Personal information
- Born: 22 August 1986 (age 39) Baucau, Timor Timur, Indonesia
- Height: 1.65 m (5 ft 5 in)
- Weight: 58 kg (128 lb)

Sport
- Country: East Timor
- Event: Marathon
- College team: University of Timor Lorosae, Dili, TLS
- Club: Sport Lauraran Benfica (SLB), Dili, TLS
- Coached by: Antonio Dacosta from 2012 (Athlete, 24 Jul 2012)

Achievements and titles
- Olympic finals: 2012
- Personal best(s): Marathon;: 2:30.04 1500m: 4:11.35

= Augusto Ramos Soares =

East Timorese long-distance runner

Augusto Ramos Soares (born 22 August 1986 in Baucau, Timor Timur, Indonesia) is an East Timorese long-distance runner. He represented his country in the marathon event at the 2012 Summer Olympics in London, finishing in 84th place. He was also East Timor's flag-bearer at the 2012 Games.

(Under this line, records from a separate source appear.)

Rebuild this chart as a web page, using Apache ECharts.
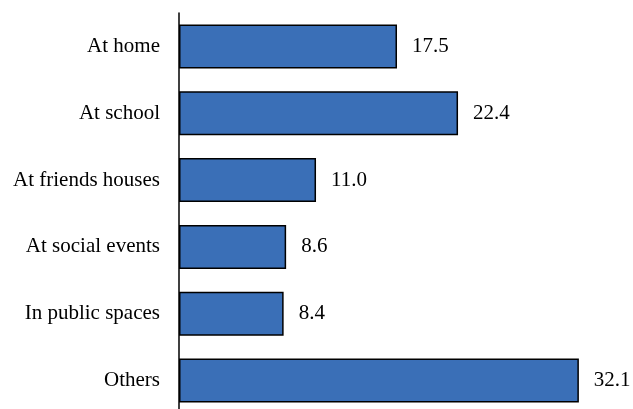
<!DOCTYPE html>
<html>
<head>
<meta charset="utf-8">
<script src="https://cdn.jsdelivr.net/npm/echarts@6/dist/echarts.min.js"></script>
<style>
html,body{margin:0;padding:0;background:#fff;}
#c{width:633px;height:409px;}
</style>
</head>
<body>
<div id="c"></div>
<script>
const categories = ["At home", "At school", "At friends houses", "At social events", "In public spaces", "Others"];
const values = [17.5, 22.4, 11.0, 8.6, 8.4, 32.1];

const chart = echarts.init(document.getElementById('c'), null, {renderer: 'canvas'});
chart.setOption({
  animation: false,
  backgroundColor: '#ffffff',
  grid: {left: 179, width: 436, top: 13, height: 401, containLabel: false, outerBoundsMode: 'none'},
  xAxis: {
    type: 'value', min: 0, max: 35, show: false
  },
  yAxis: {
    type: 'category',
    data: categories,
    inverse: true,
    axisLine: {show: true, lineStyle: {color: '#000', width: 1.5}},
    axisTick: {show: false},
    axisLabel: {
      color: '#000', fontFamily: 'Liberation Serif, Times New Roman, serif',
      fontSize: 21, margin: 19
    }
  },
  series: [{
    type: 'bar',
    data: values,
    barWidth: 44,
    itemStyle: {color: '#3a6fb7', borderColor: '#000', borderWidth: 1.5},
    label: {
      show: true, position: 'right', distance: 15,
      color: '#000', fontFamily: 'Liberation Serif, Times New Roman, serif',
      fontSize: 21,
      formatter: p => p.value.toFixed(1)
    }
  }]
});
</script>
</body>
</html>
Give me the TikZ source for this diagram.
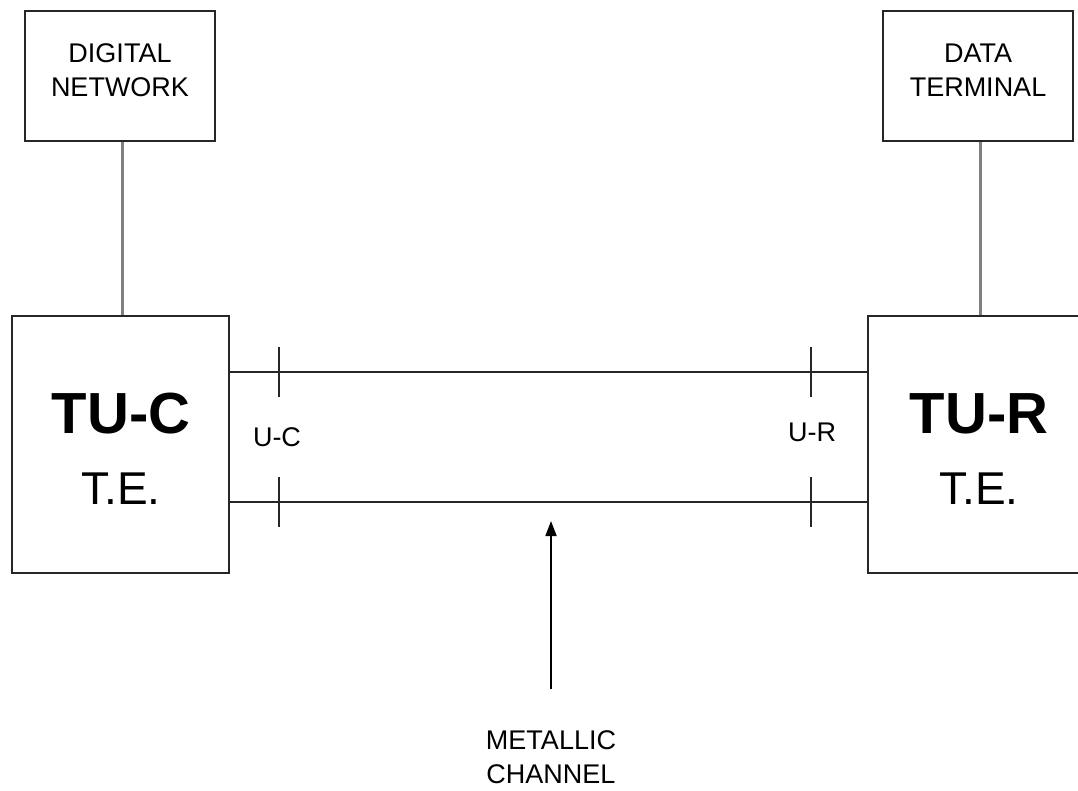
\documentclass[tikz,border=0pt]{standalone}
\usepackage{fontspec}
\setmainfont{Liberation Sans}
\usetikzlibrary{arrows.meta,positioning,calc}

\begin{document}
\begin{tikzpicture}[x=1pt,y=-1pt,>=Latex,
    box/.style={draw=black!85,line width=1.6pt,inner sep=0pt,align=center},
    small/.style={font=\fontsize{27}{34}\selectfont,align=center,inner sep=0pt},
    link/.style={draw=black!50,line width=3pt},
    wire/.style={draw=black!85,line width=1.6pt},
    tick/.style={draw=black!85,line width=1.6pt},
    arr/.style={->,draw=black,line width=1.8pt,>={Triangle[width=11pt,length=15pt]}}]
    \useasboundingbox (0,0) rectangle (1078,791);

    % Upper boxes
    \node[box,small,minimum width=190pt,minimum height=130pt,text depth=12pt] (dn) at (120,76) {DIGITAL\\NETWORK};
    \node[box,small,minimum width=190pt,minimum height=130pt,text depth=12pt] (dt) at (978,76) {DATA\\TERMINAL};

    % Transceiver units
    \node[box,minimum width=217pt,minimum height=257pt] (tuc) at (120.5,444.5) {};
    \node[box,minimum width=222pt,minimum height=257pt] (tur) at (979,444.5) {};
    \node[anchor=base,inner sep=0pt,font=\fontsize{58}{60}\selectfont\bfseries] (tuctop) at (121,433.5) {TU-C};
    \node[anchor=base,inner sep=0pt,font=\fontsize{46}{50}\selectfont] (tucbot) at (121,504.5) {T.E.};
    \node[anchor=base,inner sep=0pt,font=\fontsize{58}{60}\selectfont\bfseries] (turtop) at (979,433.5) {TU-R};
    \node[anchor=base,inner sep=0pt,font=\fontsize{46}{50}\selectfont] (turbot) at (979,504.5) {T.E.};

    \draw[link] ([xshift=2pt]dn.south) -- ([xshift=2pt]tuc.north -| dn.south);
    \draw[link] ([xshift=2pt]dt.south) -- ([xshift=2pt]tur.north -| dt.south);

    % Metallic pair
    \coordinate (ua) at (279,372);
    \coordinate (ub) at (279,502);
    \coordinate (ra) at (811,372);
    \coordinate (rb) at (811,502);
    \draw[wire] (tuc.east |- ua) -- (tur.west |- ua);
    \draw[wire] (tuc.east |- ub) -- (tur.west |- ub);
    \foreach \p in {ua,ub,ra,rb} {
        \draw[tick] ([yshift=25pt]\p) -- ([yshift=-25pt]\p);
    }
    \node[small] (uc) at (277,437) {U-C};
    \node[small] (ur) at (812,432) {U-R};

    % Pointer to the line
    \coordinate (tip) at (551,521);
    \node[small] (mc) at (551,757) {METALLIC\\CHANNEL};
    \draw[arr] ([yshift=41pt]mc.north) -- (tip);
\end{tikzpicture}
\end{document}
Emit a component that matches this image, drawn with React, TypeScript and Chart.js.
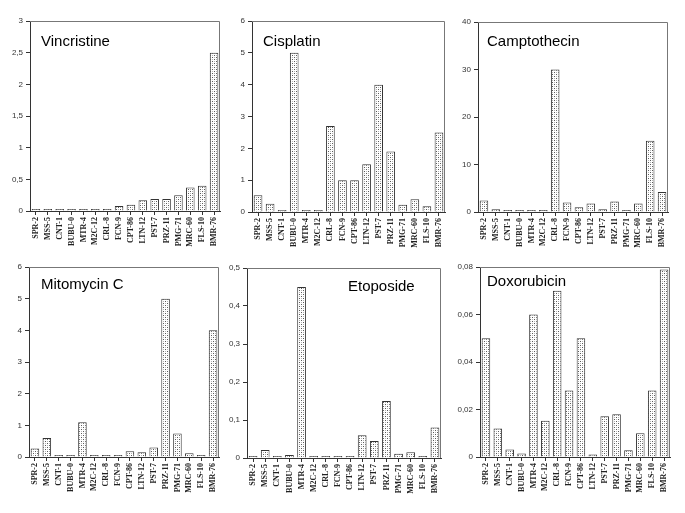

He was inspired to run by a visit to his school by Aguida Amaral, East Timor's first Olympic athlete. His pre-Olympic personal best was 2:30:04. He qualified for the 2008 Summer Olympics but did not participate. He came second at the Dili Marathon in 2010 and 2011.

He competed for East Timor at the 2016 Summer Olympics in the men's 1500 metres event. He finished 12th in his heat and did not qualify for the semifinals. However, he did run a personal best with a time of 4:11.35. He was the flag bearer for East Timor during the closing ceremony.